August 24, 2010

In the Backseat

You may have come across this Pulitzer Prize-winning article about caring parents who carelessly leave their babies to die in their hot cars. The article rekindled my anger at the moralizing masses (likely the same people who make it impossible for state legislatures and prison wardens to end the counterproductive, torturous, and widespread practice of long-term solitary confinement) and sparked the following rants, culled from a couple of emails I wrote.

Most people's reactions to these cases ("frothing vitriol" in the author's words) -- like most people and their reactions to most bad things -- are unreasonable and disgusting. People need to be taught to reason about emotional issues. Why don't schools teach subjects such as personal finance and practical psychology (which, of course, has implications for personal finance)? I've long believed that understanding one's limitations is a significant step in freeing oneself from them. For example, I've fortunately always been disinclined to make the fundamental attribution error, but learning about it (in high school) -- about how demonstrably flawed most people's judgments are -- really hammered the point home.
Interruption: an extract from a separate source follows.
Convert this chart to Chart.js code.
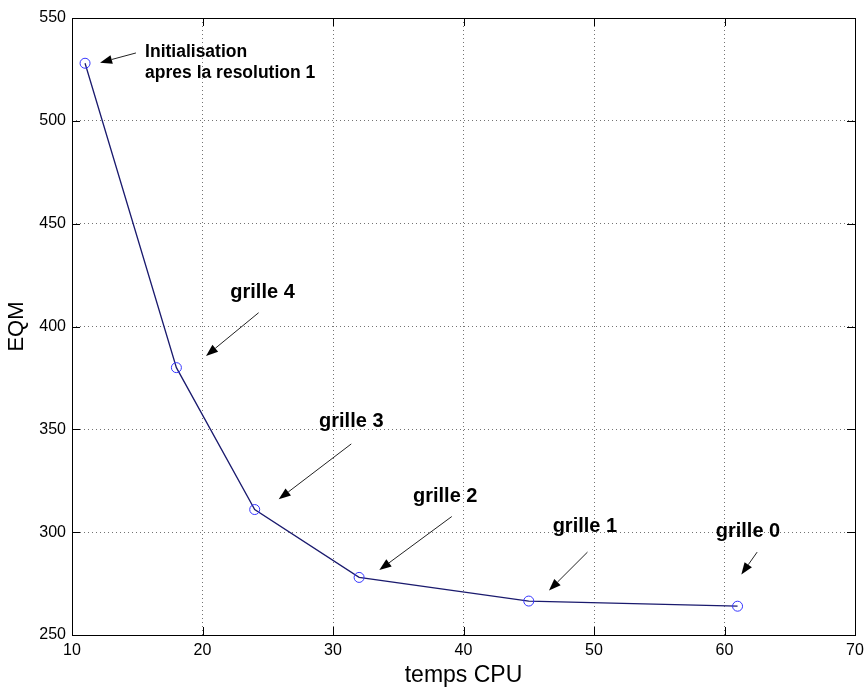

Unfortunately my psychology teacher didn't emphasize that the experiments we studied are revealing about how we are inclined to think and act in the real world. Although this observation is obvious to us -- it's the whole idea of experimental psychology -- that doesn't mean it shouldn't be underscored in the classroom. A little preaching can be a good thing.
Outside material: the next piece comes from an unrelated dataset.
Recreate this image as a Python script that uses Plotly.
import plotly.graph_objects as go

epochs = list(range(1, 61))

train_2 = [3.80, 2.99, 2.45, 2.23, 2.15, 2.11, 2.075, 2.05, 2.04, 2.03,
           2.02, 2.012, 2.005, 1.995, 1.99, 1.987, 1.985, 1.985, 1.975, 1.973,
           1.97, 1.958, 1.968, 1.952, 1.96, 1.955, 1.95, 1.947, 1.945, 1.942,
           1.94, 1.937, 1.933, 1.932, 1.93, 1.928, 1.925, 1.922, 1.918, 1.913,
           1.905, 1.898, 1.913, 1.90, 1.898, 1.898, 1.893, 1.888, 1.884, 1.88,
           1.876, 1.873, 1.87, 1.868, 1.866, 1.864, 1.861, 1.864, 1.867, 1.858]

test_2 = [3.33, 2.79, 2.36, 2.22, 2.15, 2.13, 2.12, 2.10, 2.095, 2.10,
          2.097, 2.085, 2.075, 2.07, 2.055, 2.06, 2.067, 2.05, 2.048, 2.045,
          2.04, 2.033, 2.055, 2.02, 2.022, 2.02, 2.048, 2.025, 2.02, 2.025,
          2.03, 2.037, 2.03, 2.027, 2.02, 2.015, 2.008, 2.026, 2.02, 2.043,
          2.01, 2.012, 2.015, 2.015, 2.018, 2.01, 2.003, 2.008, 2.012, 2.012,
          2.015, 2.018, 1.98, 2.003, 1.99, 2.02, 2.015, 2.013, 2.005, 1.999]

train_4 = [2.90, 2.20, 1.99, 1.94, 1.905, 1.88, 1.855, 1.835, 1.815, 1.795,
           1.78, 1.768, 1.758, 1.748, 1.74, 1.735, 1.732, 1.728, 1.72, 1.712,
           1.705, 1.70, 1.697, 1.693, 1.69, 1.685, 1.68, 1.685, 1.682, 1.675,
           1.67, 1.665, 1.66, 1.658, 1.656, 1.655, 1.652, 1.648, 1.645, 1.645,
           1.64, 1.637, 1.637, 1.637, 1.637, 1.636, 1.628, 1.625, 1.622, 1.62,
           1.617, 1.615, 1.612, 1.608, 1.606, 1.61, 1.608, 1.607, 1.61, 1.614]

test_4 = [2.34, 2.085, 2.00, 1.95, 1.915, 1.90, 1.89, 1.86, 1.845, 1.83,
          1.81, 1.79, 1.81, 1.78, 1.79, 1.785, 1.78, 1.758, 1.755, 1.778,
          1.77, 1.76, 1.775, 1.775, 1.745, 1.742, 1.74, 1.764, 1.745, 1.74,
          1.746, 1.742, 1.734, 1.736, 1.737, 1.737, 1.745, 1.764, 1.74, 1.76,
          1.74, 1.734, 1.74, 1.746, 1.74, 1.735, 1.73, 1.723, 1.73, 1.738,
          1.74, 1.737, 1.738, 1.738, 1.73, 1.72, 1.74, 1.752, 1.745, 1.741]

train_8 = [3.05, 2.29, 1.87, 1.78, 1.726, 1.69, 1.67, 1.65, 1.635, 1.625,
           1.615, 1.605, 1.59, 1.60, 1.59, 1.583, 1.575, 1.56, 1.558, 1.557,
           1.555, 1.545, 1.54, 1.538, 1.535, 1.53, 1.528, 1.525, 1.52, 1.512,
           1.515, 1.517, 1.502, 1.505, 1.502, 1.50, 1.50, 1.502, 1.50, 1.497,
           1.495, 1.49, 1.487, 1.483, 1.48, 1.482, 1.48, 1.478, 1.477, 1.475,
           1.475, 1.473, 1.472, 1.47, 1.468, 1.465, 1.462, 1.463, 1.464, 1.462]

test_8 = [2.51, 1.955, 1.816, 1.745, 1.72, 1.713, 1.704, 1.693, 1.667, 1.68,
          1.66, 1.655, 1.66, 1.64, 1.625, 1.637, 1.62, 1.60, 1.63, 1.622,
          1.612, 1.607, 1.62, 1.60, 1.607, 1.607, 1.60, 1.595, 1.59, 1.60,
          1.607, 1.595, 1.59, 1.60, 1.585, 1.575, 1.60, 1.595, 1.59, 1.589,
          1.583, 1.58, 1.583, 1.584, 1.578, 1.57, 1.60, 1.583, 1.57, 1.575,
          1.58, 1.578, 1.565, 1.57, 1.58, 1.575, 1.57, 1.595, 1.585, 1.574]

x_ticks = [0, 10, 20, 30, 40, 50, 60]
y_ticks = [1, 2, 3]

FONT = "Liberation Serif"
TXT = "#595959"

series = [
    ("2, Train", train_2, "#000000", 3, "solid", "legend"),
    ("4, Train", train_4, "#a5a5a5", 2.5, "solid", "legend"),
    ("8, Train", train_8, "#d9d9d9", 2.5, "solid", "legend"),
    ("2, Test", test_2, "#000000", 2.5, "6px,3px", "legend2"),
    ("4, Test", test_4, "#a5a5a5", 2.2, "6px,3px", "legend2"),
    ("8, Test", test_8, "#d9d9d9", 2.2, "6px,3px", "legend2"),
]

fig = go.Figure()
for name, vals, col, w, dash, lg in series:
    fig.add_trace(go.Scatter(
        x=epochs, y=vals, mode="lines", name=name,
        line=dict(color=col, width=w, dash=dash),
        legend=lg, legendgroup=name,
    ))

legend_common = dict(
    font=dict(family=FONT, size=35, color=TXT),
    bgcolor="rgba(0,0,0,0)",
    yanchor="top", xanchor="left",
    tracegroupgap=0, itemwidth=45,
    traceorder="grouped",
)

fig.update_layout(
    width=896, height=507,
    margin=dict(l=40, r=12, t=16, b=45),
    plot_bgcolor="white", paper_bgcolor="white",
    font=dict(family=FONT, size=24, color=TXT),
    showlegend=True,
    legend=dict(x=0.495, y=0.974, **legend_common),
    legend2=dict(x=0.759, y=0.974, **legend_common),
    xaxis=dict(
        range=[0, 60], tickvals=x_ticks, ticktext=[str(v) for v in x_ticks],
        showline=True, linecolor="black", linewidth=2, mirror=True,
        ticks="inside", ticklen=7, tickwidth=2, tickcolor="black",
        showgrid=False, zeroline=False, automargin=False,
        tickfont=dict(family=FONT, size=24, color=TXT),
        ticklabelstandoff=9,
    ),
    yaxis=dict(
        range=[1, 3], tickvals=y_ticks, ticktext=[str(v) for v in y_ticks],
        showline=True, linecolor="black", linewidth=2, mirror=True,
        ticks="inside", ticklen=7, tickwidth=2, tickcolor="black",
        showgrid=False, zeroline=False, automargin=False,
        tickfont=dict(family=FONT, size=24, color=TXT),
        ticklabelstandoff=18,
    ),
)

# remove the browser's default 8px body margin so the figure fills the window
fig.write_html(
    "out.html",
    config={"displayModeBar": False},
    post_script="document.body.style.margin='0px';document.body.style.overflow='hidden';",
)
Also, we should have trained, vetted, professional jurors.

***

Basically, it's essential to think about one's own thinking -- to metacogitate -- and to not just react like so many people do. I think the main reason why we prosecute 60% of the parents who unintentionally leave their babies to die in their cars is because people think they could never do something like that, that it's something only a monster or a reckless person could do. That's not true, and prosecuting the parents is counterproductive -- it costs society resources that could be used to prosecute real criminals; it further ruins the lives of these parents and the rest of their families (including any other kids they have to care for); and it encourages a moralistic, as opposed to a practical, justice system. People often talk about being willing to leave certain matters "in God's hands." Well, this is precisely the kind of situation where the human justice system should lay off.

2 comments:

Grobstein said...

Personally, I think you overdeploy the "fundamental attribution error."
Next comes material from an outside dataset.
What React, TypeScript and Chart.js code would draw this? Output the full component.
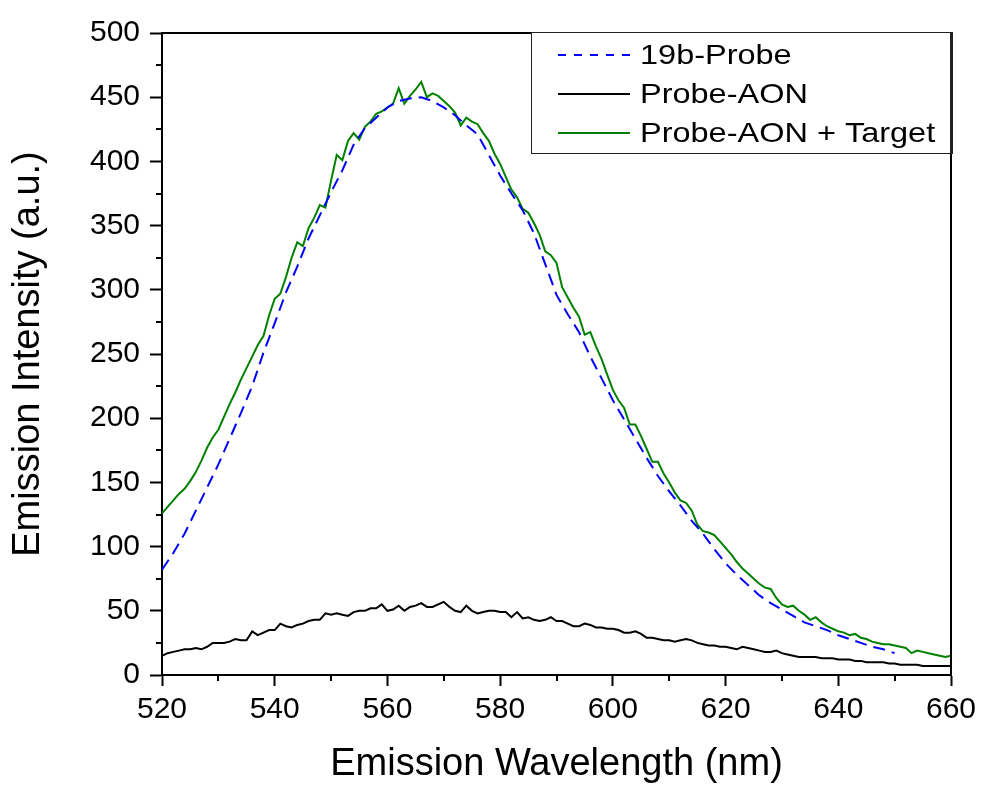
import React, { useEffect, useRef } from "react";
import { Chart, registerables } from "chart.js";

Chart.register(...registerables);

// ---------- data ----------
const SERIES_LABELS = ["19b-Probe", "Probe-AON", "Probe-AON + Target"];
const SERIES_COLORS = ["#0000FF", "#000000", "#008000"];

// 19b-Probe: 520..650 nm, every 2 nm
const PROBE_START = 520;
const PROBE_STEP = 2;
const probe19b = [
  82, 95, 110, 128, 146, 164, 184, 204, 225, 251,
  274, 298, 318, 340, 358, 376, 393, 413, 426, 434,
  442, 447, 449, 450, 447, 442, 436, 428, 421, 405,
  389, 375, 362, 344, 320, 296, 281, 267, 248, 231,
  214, 199, 184, 169, 155, 143, 132, 120, 110, 98,
  87, 78, 70, 62, 56, 51, 46, 41, 38, 35,
  31, 28, 25, 22, 20, 17,
];

// Probe-AON and Probe-AON + Target: 520..660 nm, every 1 nm
const WL_START = 520;
const WL_STEP = 1;
const probeAON = [
  15, 17, 18, 19, 20, 20, 21, 20, 22, 25,
  25, 25, 26, 28, 27, 27, 34, 31, 33, 35,
  35, 40, 38, 37, 39, 40, 42, 43, 43, 48,
  47, 48, 47, 46, 49, 50, 50, 52, 52, 55,
  50, 51, 54, 50, 53, 54, 56, 53, 53, 55,
  57, 53, 50, 49, 54, 50, 48, 49, 50, 50,
  49, 49, 45, 49, 44, 45, 43, 42, 43, 45,
  42, 42, 40, 38, 38, 40, 39, 37, 37, 36,
  36, 35, 33, 33, 34, 32, 29, 29, 28, 27,
  27, 26, 27, 28, 27, 25, 24, 23, 23, 22,
  22, 21, 20, 22, 21, 20, 19, 18, 18, 19,
  17, 16, 15, 14, 14, 14, 14, 13, 13, 13,
  12, 12, 12, 11, 11, 10, 10, 10, 10, 9,
  9, 8, 8, 8, 8, 7, 7, 7, 7, 7,
  7,
];
const probeAONTarget = [
  126, 131, 136, 141, 145, 151, 158, 167, 177, 185,
  191, 201, 211, 220, 230, 239, 248, 257, 264, 280,
  293, 297, 310, 325, 337, 334, 348, 356, 366, 364,
  385, 405, 401, 416, 422, 417, 427, 431, 437, 439,
  442, 445, 457, 445, 451, 456, 462, 450, 453, 451,
  447, 443, 438, 428, 434, 431, 429, 422, 416, 406,
  398, 388, 378, 372, 363, 360, 352, 343, 330, 327,
  321, 302, 294, 286, 279, 265, 267, 256, 246, 234,
  222, 214, 208, 195, 195, 186, 176, 166, 166, 157,
  150, 142, 136, 134, 128, 117, 112, 111, 109, 104,
  99, 94, 88, 83, 79, 75, 71, 68, 67, 60,
  55, 53, 54, 50, 47, 43, 45, 41, 38, 36,
  34, 33, 31, 32, 29, 28, 26, 25, 24, 24,
  23, 22, 21, 17, 19, 18, 17, 16, 15, 14,
  15,
];

const X_MIN = 520;
const X_MAX = 660;
const X_MAJOR = 20;
const X_MINOR = 10;
const Y_MIN = 0;
const Y_MAX = 500;
const Y_MAJOR = 50;
const Y_MINOR = 25;

const X_TITLE = "Emission Wavelength (nm)";
const Y_TITLE = "Emission Intensity (a.u.)";

const FONT = "'Liberation Sans', Arial, sans-serif";

function toPoints(start: number, step: number, values: number[]) {
  return values.map((y, i) => ({ x: start + i * step, y }));
}

const framePlugin = {
  id: "frameAndLegend",
  afterDraw(chart: any) {
    const { ctx, chartArea, scales } = chart;
    const { left, right, top, bottom } = chartArea;
    const xs = scales.x;
    const ys = scales.y;
    ctx.save();
    // top and right frame
    ctx.strokeStyle = "#000";
    ctx.lineWidth = 2;
    ctx.beginPath();
    ctx.moveTo(left, top);
    ctx.lineTo(right, top);
    ctx.lineTo(right, bottom);
    ctx.stroke();

    // minor ticks
    ctx.lineWidth = 2;
    ctx.beginPath();
    for (let v = X_MIN + X_MINOR; v < X_MAX; v += X_MAJOR) {
      const px = Math.round(xs.getPixelForValue(v));
      ctx.moveTo(px, bottom);
      ctx.lineTo(px, bottom + 6);
    }
    for (let v = Y_MIN + Y_MINOR; v < Y_MAX; v += Y_MAJOR) {
      const py = Math.round(ys.getPixelForValue(v));
      ctx.moveTo(left, py);
      ctx.lineTo(left - 6, py);
    }
    ctx.stroke();

    // legend box
    const bx = right - 420;
    const by = top - 1;
    const bw = 421;
    const bh = 121;
    ctx.fillStyle = "#fff";
    ctx.fillRect(bx, by, bw, bh);
    ctx.lineWidth = 1;
    ctx.strokeStyle = "#222";
    ctx.strokeRect(bx + 0.5, by + 0.5, bw, bh);
    ctx.lineWidth = 2;
    ctx.beginPath();
    ctx.moveTo(right, top);
    ctx.lineTo(right, by + bh);
    ctx.stroke();

    const rows = [by + 23, by + 62, by + 101];
    ctx.font = `28px ${FONT}`;
    ctx.textBaseline = "middle";
    ctx.textAlign = "left";
    SERIES_LABELS.forEach((label, i) => {
      const ry = rows[i];
      ctx.strokeStyle = SERIES_COLORS[i];
      ctx.lineWidth = 2;
      ctx.setLineDash(i === 0 ? [8, 8] : []);
      ctx.beginPath();
      ctx.moveTo(bx + 27, ry);
      ctx.lineTo(bx + 99, ry);
      ctx.stroke();
      ctx.setLineDash([]);
      ctx.fillStyle = "#000";
      ctx.save();
      ctx.translate(bx + 109, ry + 1);
      ctx.scale(1.16, 1);
      ctx.fillText(label, 0, 0);
      ctx.restore();
    });
    ctx.restore();
  },
};

export default function App() {
  const canvasRef = useRef<HTMLCanvasElement | null>(null);

  useEffect(() => {
    document.body.style.margin = "0";
    const canvas = canvasRef.current;
    if (!canvas) return;
    const chart = new Chart(canvas, {
      type: "line",
      data: {
        datasets: [
          {
            label: SERIES_LABELS[0],
            data: toPoints(PROBE_START, PROBE_STEP, probe19b),
            borderColor: SERIES_COLORS[0],
            borderWidth: 2,
            borderDash: [12, 7],
            pointRadius: 0,
            fill: false,
            tension: 0,
          },
          {
            label: SERIES_LABELS[1],
            data: toPoints(WL_START, WL_STEP, probeAON),
            borderColor: SERIES_COLORS[1],
            borderWidth: 2,
            pointRadius: 0,
            fill: false,
            tension: 0,
          },
          {
            label: SERIES_LABELS[2],
            data: toPoints(WL_START, WL_STEP, probeAONTarget),
            borderColor: SERIES_COLORS[2],
            borderWidth: 2,
            pointRadius: 0,
            fill: false,
            tension: 0,
          },
        ],
      },
      options: {
        animation: false,
        responsive: false,
        maintainAspectRatio: false,
        layout: { padding: { left: 0, top: 33, right: 32, bottom: 0 } },
        plugins: {
          legend: { display: false },
          tooltip: { enabled: false },
        },
        scales: {
          x: {
            type: "linear",
            min: X_MIN,
            max: X_MAX,
            afterFit: (s: any) => {
              s.height = 110;
            },
            ticks: {
              stepSize: X_MAJOR,
              color: "#000",
              padding: 6,
              maxRotation: 0,
              font: { family: FONT, size: 30 },
            },
            grid: {
              drawOnChartArea: false,
              drawTicks: true,
              tickLength: 11,
              tickWidth: 2,
              tickColor: "#000",
            },
            border: { display: true, color: "#000", width: 2 },
            title: {
              display: true,
              text: X_TITLE,
              color: "#000",
              font: { family: FONT, size: 38, lineHeight: 1.1 },
              padding: { top: 0, bottom: 0 },
            },
          },
          y: {
            type: "linear",
            min: Y_MIN,
            max: Y_MAX,
            afterFit: (s: any) => {
              s.width = 162;
            },
            ticks: {
              stepSize: Y_MAJOR,
              color: "#000",
              padding: 10,
              font: { family: FONT, size: 30 },
            },
            grid: {
              drawOnChartArea: false,
              drawTicks: true,
              tickLength: 12,
              tickWidth: 2,
              tickColor: "#000",
            },
            border: { display: true, color: "#000", width: 2 },
            title: {
              display: true,
              text: Y_TITLE,
              color: "#000",
              font: { family: FONT, size: 38, lineHeight: 1.1 },
              padding: { top: 8, bottom: 0 },
            },
          },
        },
      },
      plugins: [framePlugin],
    });
    return () => chart.destroy();
  }, []);

  return (
    <div style={{ width: 983, height: 785, background: "#fff" }}>
      <canvas ref={canvasRef} width={983} height={785} style={{ display: "block" }} />
    </div>
  );
}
Anyway, jury deliberations should reduce the importance of the bias. Jurors are expressly asked to consider situational factors, and they are asked for a considered and focused judgment in a low-distraction environment. The application of "reasonable man"-type standards probably helps reduce the incidence of the error, as well (I wonder if anyone has thought of this before?).

Alan said...

It's the only high horse that won't buck me off.